** BEGIN Raw data **
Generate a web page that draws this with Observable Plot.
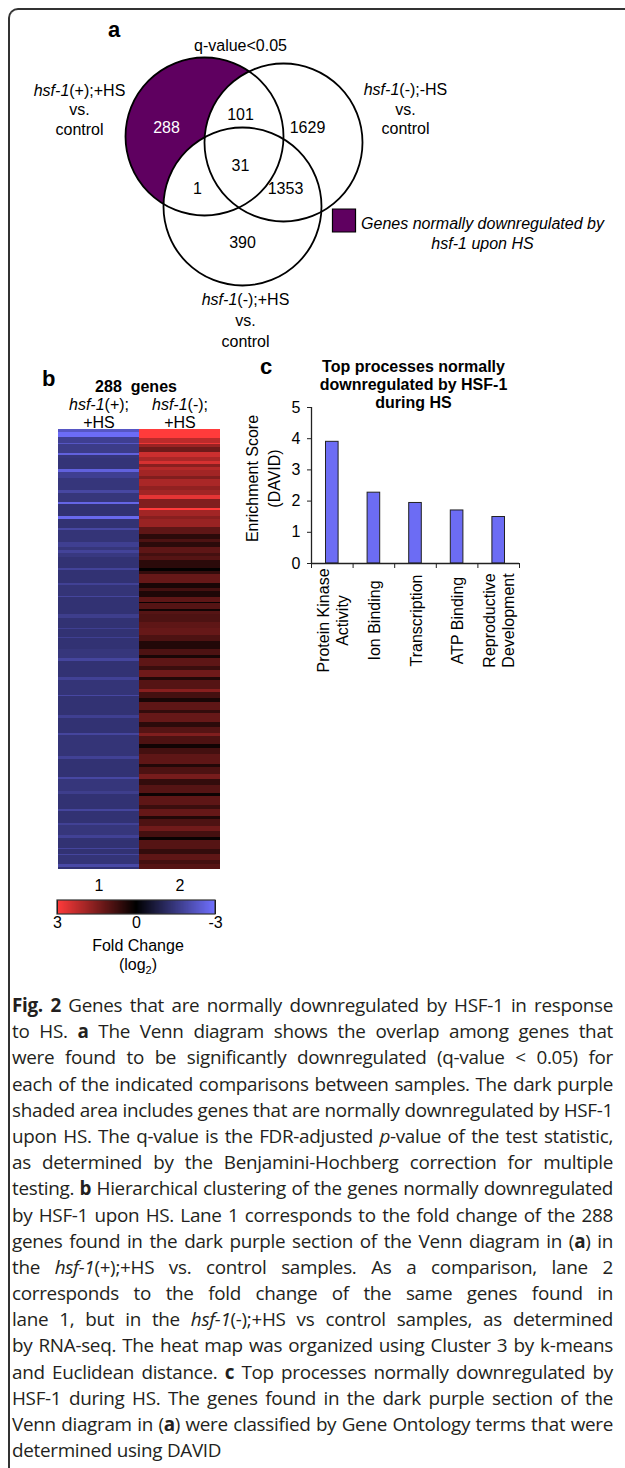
<!DOCTYPE html>
<html>
<head>
<meta charset="utf-8">
<script src="https://cdn.jsdelivr.net/npm/d3@7"></script>
<script src="https://cdn.jsdelivr.net/npm/@observablehq/plot@0.6"></script>
<style>
  html, body { margin: 0; padding: 0; background: #fff; }
  body { width: 625px; height: 1468px; overflow: hidden; position: relative; font-family: "Liberation Sans", Arial, sans-serif; color: #000; }
  #frame { position: absolute; left: 8px; top: 8px; width: 700px; height: 1500px; border-left: 2px solid #333; border-top: 2px solid #333; border-top-left-radius: 10px; box-sizing: border-box; }
  .abs { position: absolute; }
  .panel { position: absolute; font-weight: bold; font-size: 22px; line-height: 22px; }
  #foldlabel { position: absolute; left: 38px; top: 936px; width: 200px; text-align: center; font-size: 16px; line-height: 19px; }
  #caption { position: absolute; left: 12px; top: 992px; width: 601px; font-family: "Open Sans", sans-serif; font-size: 17px; letter-spacing: -0.3px; color: #231f20; }
  #caption div { white-space: nowrap; height: 26.2px; line-height: 26.2px; }
</style>
</head>
<body>
<div id="frame"></div>
<div class="panel" style="left:108px; top:19px;">a</div>
<div class="panel" style="left:42px; top:368px;">b</div>
<div class="panel" style="left:260px; top:356px;">c</div>
<div id="venn" class="abs" style="left:0; top:0; width:625px;"></div>
<div id="heat" class="abs" style="left:0; top:360px; width:240px;"></div>
<div id="bars" class="abs" style="left:230px; top:340px; width:320px;"></div>
<div id="ramp" class="abs" style="left:0; top:890px; width:240px;"></div>
<div id="foldlabel">Fold Change<br>(log<sub style="font-size:11px">2</sub>)</div>
<div id="caption"></div>
<script>
// ================= DATA =================
// Panel a: Venn diagram
const vennSetLabels = ["hsf-1(+);+HS\nvs.\ncontrol", "hsf-1(-);-HS\nvs.\ncontrol", "hsf-1(-);+HS\nvs.\ncontrol"];
const vennRegions = ["A", "AB", "B", "ABC", "AC", "BC", "C"];
const vennCounts = [288, 101, 1629, 31, 1, 1353, 390];
const vennHighlight = "A";
const vennThreshold = "q-value<0.05";
const vennLegendText = "Genes normally downregulated by\nhsf-1 upon HS";

// Panel b: heat map (log2 fold change), read as runs of [rows, value] top to bottom
const geneCount = 288;
const heatLanes = ["1", "2"];
const heatLaneHeaders = ["hsf-1(+);\n+HS", "hsf-1(-);\n+HS"];
const lane1Runs = [
  [2,-2.3],[3,-2.9],[4,-1.7],[1,-2.3],[6,-1.6],[1,-2.6],[2,-1.45],[7,-1.4],[2,-2.6],[4,-1.7],
  [8,-1.45],[2,-1.9],[6,-1.45],[1,-2.7],[8,-1.35],[2,-2.8],[6,-1.35],[1,-1.9],[8,-1.4],[3,-1.7],
  [2,-1.45],[2,-1.8],[3,-1.5],[7,-1.35],[1,-1.8],[9,-1.35],[1,-1.75],[7,-1.4],[1,-1.85],[11,-1.35],
  [3,-1.65],[6,-1.35],[1,-1.7],[5,-1.35],[1,-1.7],[7,-1.35],
  [6,-1.45],[2,-1.85],[10,-1.35],[2,-1.75],[10,-1.4],[1,-1.9],[12,-1.35],[2,-1.7],[10,-1.35],[1,-1.85],
  [14,-1.4],[2,-1.75],[12,-1.35],[1,-1.9],[8,-1.45],[2,-1.65],[10,-1.35],[1,-1.85],[8,-1.35],[1,-1.75],
  [7,-1.45],[2,-1.75],[6,-1.35],[1,-1.85],[3,-1.35],[1,-1.85],[6,-1.4],[2,-1.95],[1,-1.35]
];
const lane2Runs = [
  [6,3.0],[3,2.2],[1,2.8],[2,1.8],[3,1.3],[3,2.4],[3,2.0],[2,2.5],[2,1.6],[2,2.1],
  [4,1.9],[2,1.5],[4,2.0],[3,1.7],[3,1.9],[3,2.7],[6,1.5],[1,3.0],[4,1.9],[2,1.6],
  [5,1.8],[5,1.1],[3,0.5],[2,0.9],[3,0.5],[4,1.1],[2,0.8],[3,1.0],[5,0.5],[2,0.05],
  [2,0.6],[6,1.2],[3,0.3],[2,0.8],[4,0.35],[3,1.1],[1,0.1],[4,1.0],[1,0.2],[2,1.0],
  [5,0.9],[4,1.1],[5,1.2],[4,0.9],[5,0.4],
  [4,0.9],[2,0.3],[5,1.1],[3,0.7],[4,1.3],[2,0.4],[6,1.0],[2,1.6],[4,0.8],[3,0.3],
  [5,1.1],[2,0.6],[6,1.2],[3,0.5],[4,1.0],[2,1.5],[5,0.9],[3,0.2],[4,0.8],[6,1.1],
  [2,0.4],[5,0.9],[3,1.4],[4,0.6],[5,1.0],[2,0.15],[6,1.1],[3,0.7],[4,1.2],[2,0.4],
  [5,0.9],[3,1.3],[4,0.8],[2,0.1],[6,1.0],[3,0.6],[4,1.1],[3,0.8],[3,1.0]
];
const foldTicks = [3, 0, -3];

// Panel c: DAVID enrichment
const processes = ["Protein Kinase\nActivity", "Ion Binding", "Transcription", "ATP Binding", "Reproductive\nDevelopment"];
const enrichment = [3.9, 2.27, 1.94, 1.7, 1.49];
const enrichmentTicks = [0, 1, 2, 3, 4, 5];
const barTitle = "Top processes normally\ndownregulated by HSF-1\nduring HS";
const barYLabel = "Enrichment Score\n(DAVID)";

// ================= LAYOUT / STYLE =================
const FONT = "Liberation Sans, Arial, sans-serif";
const PURPLE = "#5f0060";
const RED = "#ff3b3b", BLUE = "#7070ff";
const vennLayout = {
  circles: { A: [204, 136], B: [283, 142], C: [242, 206] },
  radius: 79,
  regions: { A: [166, 127], AB: [240, 114], B: [307, 127], ABC: [240, 165], AC: [197, 188], BC: [285, 188], C: [242, 242] },
  setLabels: [[79, 108.5], [405, 108], [245, 319]],
  setLineHeights: [1.22, 1.22, 1.3],
  threshold: [240, 45],
  swatch: [343.5, 220],
  legend: [482, 232]
};

function italicizeHsf(svg) {
  d3.select(svg).selectAll("text, tspan").each(function () {
    if (this.childElementCount === 0 && this.textContent.includes("hsf-1")) {
      const t = this.textContent, k = t.indexOf("hsf-1");
      this.textContent = "";
      const s = d3.select(this);
      if (k > 0) s.append("tspan").text(t.slice(0, k));
      s.append("tspan").attr("font-style", "italic").text("hsf-1");
      s.append("tspan").text(t.slice(k + 5));
    }
  });
}

// ---------- Panel a ----------
const circles = ["A", "B", "C"].map(k => ({ key: k, cx: vennLayout.circles[k][0], cy: vennLayout.circles[k][1] }));
const regionData = vennRegions.map((k, i) => ({ key: k, n: vennCounts[i], x: vennLayout.regions[k][0], y: vennLayout.regions[k][1] }));
const setData = vennSetLabels.map((t, i) => ({ t, x: vennLayout.setLabels[i][0], y: vennLayout.setLabels[i][1], lh: vennLayout.setLineHeights[i] }));
const R = vennLayout.radius;

const venn = Plot.plot({
  width: 625, height: 360, margin: 0,
  x: { domain: [0, 625], range: [0, 625], axis: null },
  y: { domain: [0, 360], range: [0, 360], axis: null },
  style: { fontFamily: FONT, fontSize: "16px", background: "transparent", color: "#000" },
  marks: [
    Plot.dot(circles.filter(c => c.key === vennHighlight), { x: "cx", y: "cy", r: R, fill: PURPLE }),
    Plot.dot(circles.filter(c => c.key !== vennHighlight), { x: "cx", y: "cy", r: R, fill: "white" }),
    Plot.dot(circles, { x: "cx", y: "cy", r: R, fill: "none", stroke: "#000", strokeWidth: 1.8 }),
    Plot.text(regionData.filter(d => d.key !== vennHighlight), { x: "x", y: "y", text: d => String(d.n), fill: "#000", fontSize: 16 }),
    Plot.text(regionData.filter(d => d.key === vennHighlight), { x: "x", y: "y", text: d => String(d.n), fill: "#fff", fontSize: 16 }),
    ...setData.map(d => Plot.text([d], { x: "x", y: "y", text: "t", fontSize: 16, lineHeight: d.lh, lineAnchor: "middle", fill: "#000" })),
    Plot.text([vennThreshold], { x: () => vennLayout.threshold[0], y: () => vennLayout.threshold[1], text: d => d, fontSize: 16, fill: "#000" }),
    Plot.dot([vennLayout.swatch], { x: d => d[0], y: d => d[1], symbol: "square", r: 13, fill: PURPLE, stroke: "#000", strokeWidth: 1.2 }),
    Plot.text([vennLegendText], { x: () => vennLayout.legend[0], y: () => vennLayout.legend[1], text: d => d, fontSize: 16, fontStyle: "italic", lineHeight: 1.25, lineAnchor: "middle", fill: "#000" })
  ]
});
italicizeHsf(venn);
document.getElementById("venn").appendChild(venn);

// ---------- Panel b ----------
function expandRuns(runs) { const out = []; for (const [n, v] of runs) for (let k = 0; k < n; k++) out.push(v); return out; }
const laneValues = [expandRuns(lane1Runs), expandRuns(lane2Runs)];
const cells = [];
laneValues.forEach((vals, li) => vals.forEach((v, i) => cells.push({ lane: heatLanes[li], row: i, value: v })));

const heat = Plot.plot({
  width: 240, height: 539, marginLeft: 57, marginRight: 20, marginTop: 69, marginBottom: 30,
  x: { domain: heatLanes, padding: 0, label: null },
  y: { domain: d3.range(geneCount), padding: 0, axis: null },
  color: { type: "linear", domain: [-3, 0, 3], range: [BLUE, "#000", RED], interpolate: "rgb" },
  style: { fontFamily: FONT, fontSize: "16px", background: "transparent", color: "#000" },
  marks: [
    Plot.cell(cells, { x: "lane", y: "row", fill: "value", shapeRendering: "crispEdges" }),
    Plot.axisX({ anchor: "top", tickSize: 0, tickPadding: 2, tickFormat: d => heatLaneHeaders[heatLanes.indexOf(d)], fontSize: 16, lineHeight: 1.1, label: null }),
    Plot.axisX({ anchor: "bottom", tickSize: 0, tickPadding: 10, fontSize: 16, label: null }),
    Plot.text([`${geneCount}\u00a0 genes`], { frameAnchor: "top", dx: -3, dy: -38, lineAnchor: "bottom", text: d => d, fontWeight: "bold", fontSize: 16, fill: "#000" })
  ]
});
italicizeHsf(heat);
document.getElementById("heat").appendChild(heat);

const ramp = Plot.legend({
  color: { type: "linear", domain: [3, 0, -3], range: [RED, "#000", BLUE], interpolate: "rgb" },
  width: 240, height: 44, marginLeft: 57, marginRight: 25, marginTop: 10, marginBottom: 20,
  ticks: foldTicks, tickFormat: d => String(d), tickSize: 0, label: null,
  style: { fontSize: "16px", fontFamily: FONT, background: "transparent", color: "#000" }
});
{
  const img = d3.select(ramp).select("image");
  if (!img.empty()) {
    d3.select(ramp).append("rect")
      .attr("x", img.attr("x")).attr("y", img.attr("y"))
      .attr("width", img.attr("width")).attr("height", img.attr("height"))
      .attr("fill", "none").attr("stroke", "#333").attr("stroke-width", 1.2);
  }
}
document.getElementById("ramp").appendChild(ramp);

// ---------- Panel c ----------
const bars = processes.map((p, i) => ({ p, i, v: enrichment[i] }));
const barPlot = Plot.plot({
  width: 320, height: 360, marginLeft: 81, marginRight: 31, marginTop: 67, marginBottom: 137,
  x: { domain: [0, processes.length] },
  y: { domain: [enrichmentTicks[0], enrichmentTicks[enrichmentTicks.length - 1]] },
  style: { fontFamily: FONT, fontSize: "16px", background: "transparent", color: "#000" },
  marks: [
    Plot.rect(bars, { x1: "i", x2: d => d.i + 1, y1: 0, y2: "v", insetLeft: 14.5, insetRight: 14.5, fill: "#6c6cf4", stroke: "#222", strokeWidth: 1 }),
    Plot.ruleX([0], { stroke: "#222", strokeWidth: 1.3 }),
    Plot.ruleY([0], { stroke: "#222", strokeWidth: 1.3 }),
    Plot.axisY({ ticks: enrichmentTicks, tickSize: 4, tickPadding: 7, fontSize: 16, label: null, tickFormat: d => String(d), stroke: "#222" }),
    Plot.axisX({ ticks: bars.map(d => d.i).concat([processes.length]), tickSize: 5, tickFormat: () => "", label: null, stroke: "#222" }),
    Plot.text(bars, { x: d => d.i + 0.5, text: "p", frameAnchor: "bottom", dy: 57, rotate: -90, textAnchor: "middle", lineAnchor: "middle", fontSize: 16, lineHeight: 1.2, fill: "#000" }),
    Plot.text([barYLabel], { frameAnchor: "left", dx: -50, dy: -7, rotate: -90, text: d => d, textAnchor: "middle", lineAnchor: "middle", fontSize: 16, lineHeight: 1.375, fill: "#000" }),
    Plot.text([barTitle], { frameAnchor: "top", dx: -2, dy: 0, text: d => d, lineAnchor: "bottom", fontWeight: "bold", fontSize: 16, lineHeight: 1.12, fill: "#000" })
  ]
});
document.getElementById("bars").appendChild(barPlot);

// ---------- Caption ----------
const captionLines = [
  "<b>Fig. 2</b> Genes that are normally downregulated by HSF-1 in response",
  "to HS. <b>a</b> The Venn diagram shows the overlap among genes that",
  "were found to be significantly downregulated (q-value &lt; 0.05) for",
  "each of the indicated comparisons between samples. The dark purple",
  "shaded area includes genes that are normally downregulated by HSF-1",
  "upon HS. The q-value is the FDR-adjusted <i>p</i>-value of the test statistic,",
  "as determined by the Benjamini-Hochberg correction for multiple",
  "testing. <b>b</b> Hierarchical clustering of the genes normally downregulated",
  "by HSF-1 upon HS. Lane 1 corresponds to the fold change of the 288",
  "genes found in the dark purple section of the Venn diagram in (<b>a</b>) in",
  "the <i>hsf-1</i>(+);+HS vs. control samples. As a comparison, lane 2",
  "corresponds to the fold change of the same genes found in",
  "lane 1, but in the <i>hsf-1</i>(-);+HS vs control samples, as determined",
  "by RNA-seq. The heat map was organized using Cluster 3 by k-means",
  "and Euclidean distance. <b>c</b> Top processes normally downregulated by",
  "HSF-1 during HS. The genes found in the dark purple section of the",
  "Venn diagram in (<b>a</b>) were classified by Gene Ontology terms that were",
  "determined using DAVID"
];
const CAPTION_WIDTH = 601;
const cap = document.getElementById("caption");
const spans = captionLines.map(html => {
  const div = document.createElement("div");
  const span = document.createElement("span");
  span.innerHTML = html;
  div.appendChild(span);
  cap.appendChild(div);
  return span;
});
// size the caption font so that its widest line just fills the column, then justify
const widest = Math.max(...spans.map(s => s.getBoundingClientRect().width));
const baseSize = 17;
cap.style.fontSize = (baseSize * (CAPTION_WIDTH - 3) / widest) + "px";
spans.forEach((span, i) => {
  if (i === spans.length - 1) return;
  const natural = span.getBoundingClientRect().width;
  const spaces = (span.textContent.match(/ /g) || []).length;
  if (spaces > 0) span.style.wordSpacing = ((CAPTION_WIDTH - natural) / spaces) + "px";
});
</script>
</body>
</html>
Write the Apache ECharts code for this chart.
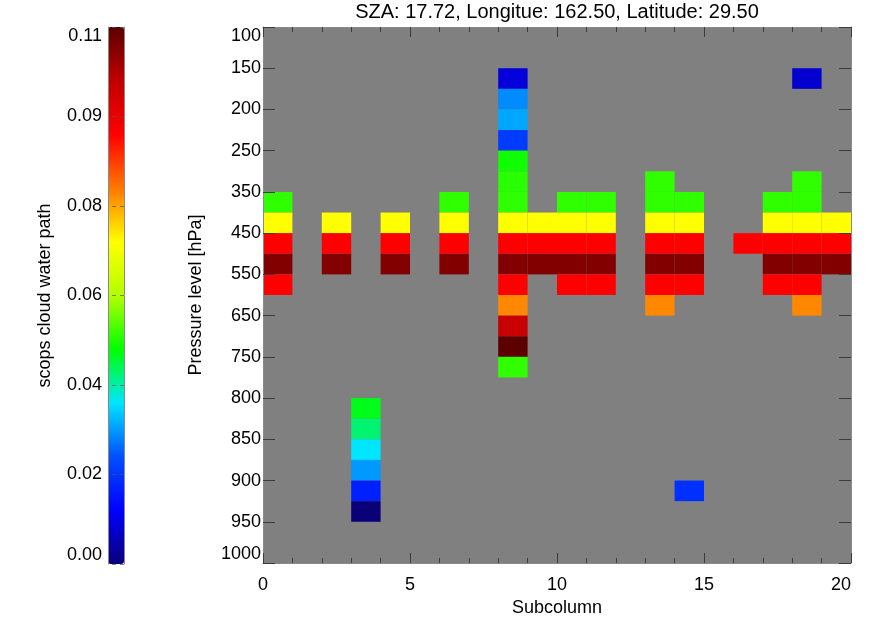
<!DOCTYPE html>
<html>
<head>
<meta charset="utf-8">
<script src="https://cdn.jsdelivr.net/npm/echarts@6/dist/echarts.min.js"></script>
<style>html,body{margin:0;padding:0;background:#fff}#c{width:876px;height:620px}</style>
</head>
<body>
<div id="c"></div>
<script>
// ---- data ----
const titleText = 'SZA: 17.72, Longitue: 162.50, Latitude: 29.50';
const pressureTickLabels = ['100','150','200','250','350','450','550','650','750','800','850','900','950','1000'];
const colorbarTickLabels = ['0.00','0.02','0.04','0.06','0.08','0.09','0.11'];
const nSubcolumns = 20;
const nLevels = 26;
const cwpMin = 0;
const cwpMax = 0.1125;
// [subcolumn, level index (0 = top), scops cloud water path]
const cells = [
  [0,8,0.048],[0,9,0.0675],[0,10,0.09],[0,11,0.108],[0,12,0.09],
  [2,9,0.0675],[2,10,0.09],[2,11,0.108],
  [3,18,0.0439],[3,19,0.040],[3,20,0.0338],[3,21,0.028],[3,22,0.0158],[3,23,0.0],
  [4,9,0.0675],[4,10,0.09],[4,11,0.108],
  [6,8,0.048],[6,9,0.0675],[6,10,0.09],[6,11,0.108],
  [8,2,0.0083],[8,3,0.027],[8,4,0.029],[8,5,0.0197],[8,6,0.046],[8,7,0.0475],[8,8,0.048],
  [8,9,0.0675],[8,10,0.09],[8,11,0.108],[8,12,0.09],[8,13,0.0774],[8,14,0.1],[8,15,0.112],[8,16,0.048],
  [9,9,0.0675],[9,10,0.09],[9,11,0.108],
  [10,8,0.048],[10,9,0.0675],[10,10,0.09],[10,11,0.108],[10,12,0.09],
  [11,8,0.048],[11,9,0.0675],[11,10,0.09],[11,11,0.108],[11,12,0.09],
  [13,7,0.048],[13,8,0.048],[13,9,0.0675],[13,10,0.09],[13,11,0.108],[13,12,0.09],[13,13,0.0774],
  [14,8,0.048],[14,9,0.0675],[14,10,0.09],[14,11,0.108],[14,12,0.09],[14,22,0.018],
  [16,10,0.09],
  [17,8,0.048],[17,9,0.0675],[17,10,0.09],[17,11,0.108],[17,12,0.09],
  [18,2,0.0073],[18,7,0.048],[18,8,0.048],[18,9,0.0675],[18,10,0.09],[18,11,0.108],[18,12,0.09],[18,13,0.0774],
  [19,9,0.0675],[19,10,0.09],[19,11,0.108]
];
const colorStops = ['#0a0078','#0000ff','#0050ff','#00e6ff','#00ff00','#b4ff00','#ffff00','#ff7800','#ff0000','#c00000','#5a0000'];

// ---- chart ----
const FONT = "'Liberation Sans', Arial, sans-serif";
const chart = echarts.init(document.getElementById('c'), null, {renderer: 'canvas'});
const lineC = '#8a8a8a', tickC = '#3c3c3c';
const cbStep = (cwpMax - cwpMin) / 6;

chart.setOption({
  animation: false,
  backgroundColor: '#ffffff',
  textStyle: {fontFamily: FONT},
  title: {
    text: titleText, left: 557, top: 2, padding: 0, textAlign: 'center',
    textStyle: {fontSize: 20, fontWeight: 'normal', color: '#000', fontFamily: FONT}
  },
  grid: [
    {left: 263, right: 25, top: 27, bottom: 57, show: true, backgroundColor: '#808080', borderWidth: 0,
     containLabel: false, outerBoundsMode: 'none'},
    {left: 108, top: 27, width: 16, height: 537, show: false, containLabel: false, outerBoundsMode: 'none'}
  ],
  visualMap: {
    type: 'continuous', min: cwpMin, max: cwpMax, seriesIndex: 0, dimension: 2,
    left: 108, top: 27, itemWidth: 16, itemHeight: 537, padding: 0,
    calculable: false, hoverLink: false, realtime: false, text: null, showLabel: false,
    inRange: {color: colorStops}
  },
  xAxis: [
    {type: 'value', gridIndex: 0, min: 0, max: nSubcolumns, interval: 5, position: 'bottom', z: 10,
     axisLine: {show: true, onZero: false, lineStyle: {color: lineC, width: 1}},
     axisTick: {show: true, inside: true, length: 10, lineStyle: {color: tickC}},
     minorTick: {show: true, splitNumber: 5, length: 5, lineStyle: {color: tickC}},
     splitLine: {show: false},
     axisLabel: {fontSize: 18, color: '#000', margin: 13, fontFamily: FONT, alignMaxLabel: 'right'},
     name: 'Subcolumn', nameLocation: 'middle', nameGap: 31,
     nameTextStyle: {fontSize: 18, color: '#000', fontFamily: FONT}},
    {type: 'value', gridIndex: 0, min: 0, max: nSubcolumns, interval: 5, position: 'top', z: 10,
     axisLine: {show: true, onZero: false, lineStyle: {color: lineC, width: 1}},
     axisTick: {show: true, inside: true, length: 10, lineStyle: {color: tickC}},
     minorTick: {show: true, splitNumber: 5, length: 5, lineStyle: {color: tickC}},
     splitLine: {show: false}, axisLabel: {show: false}},
    {type: 'value', gridIndex: 1, min: 0, max: 1, show: false}
  ],
  yAxis: [
    {type: 'value', gridIndex: 0, min: 0, max: nLevels, interval: 2, inverse: true, position: 'left', z: 10,
     axisLine: {show: true, onZero: false, lineStyle: {color: lineC, width: 1}},
     axisTick: {show: true, inside: true, length: 12, lineStyle: {color: tickC}},
     splitLine: {show: false},
     axisLabel: {fontSize: 18, color: '#000', margin: 2, fontFamily: FONT,
       verticalAlignMinLabel: 'top', verticalAlignMaxLabel: 'bottom',
       formatter: v => pressureTickLabels[Math.round(v / 2)]},
     name: 'Pressure level [hPa]', nameLocation: 'middle', nameGap: 58, nameRotate: 90,
     nameTextStyle: {fontSize: 18, color: '#000', fontFamily: FONT}},
    {type: 'value', gridIndex: 0, min: 0, max: nLevels, interval: 2, inverse: true, position: 'right', z: 10,
     axisLine: {show: true, onZero: false, lineStyle: {color: lineC, width: 1}},
     axisTick: {show: true, inside: true, length: 12, lineStyle: {color: tickC}},
     splitLine: {show: false}, axisLabel: {show: false}},
    {type: 'value', gridIndex: 1, min: cwpMin, max: cwpMax, interval: cbStep, position: 'left', z: 10,
     axisLine: {show: true, onZero: false, lineStyle: {color: lineC, width: 1}},
     axisTick: {show: false}, splitLine: {show: false},
     axisLabel: {fontSize: 18, color: '#000', margin: 6, fontFamily: FONT,
       verticalAlignMinLabel: 'bottom', verticalAlignMaxLabel: 'top',
       formatter: v => colorbarTickLabels[Math.round((v - cwpMin) / cbStep)]},
     name: 'scops cloud water path', nameLocation: 'middle', nameGap: 54, nameRotate: 90,
     nameTextStyle: {fontSize: 18, color: '#000', fontFamily: FONT}},
    {type: 'value', gridIndex: 1, min: cwpMin, max: cwpMax, interval: cbStep, position: 'right', z: 10,
     axisLine: {show: true, onZero: false, lineStyle: {color: lineC, width: 1}},
     axisTick: {show: true, inside: true, length: 16, lineStyle: {color: '#555', type: [4, 4], opacity: 0.7}},
     splitLine: {show: false}, axisLabel: {show: false}}
  ],
  series: [{
    type: 'custom', xAxisIndex: 0, yAxisIndex: 0, clip: true,
    encode: {x: 0, y: 1},
    data: cells,
    renderItem: function (params, api) {
      const c = api.value(0), r = api.value(1);
      const p0 = api.coord([c, r]);
      const p1 = api.coord([c + 1, r + 1]);
      return {
        type: 'rect',
        shape: {x: Math.min(p0[0], p1[0]), y: Math.min(p0[1], p1[1]),
                width: Math.abs(p1[0] - p0[0]), height: Math.abs(p1[1] - p0[1])},
        style: {fill: api.visual('color'), stroke: null}
      };
    }
  }]
});
</script>
</body>
</html>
** END Raw data **
What you should do –
Pick out all lines from the data above in which the word "this" appears.

Solution below –
Generate a web page that draws this with Observable Plot.
    if (this.childElementCount === 0 && this.textContent.includes("hsf-1")) {
      const t = this.textContent, k = t.indexOf("hsf-1");
      this.textContent = "";
      const s = d3.select(this);
Write the Apache ECharts code for this chart.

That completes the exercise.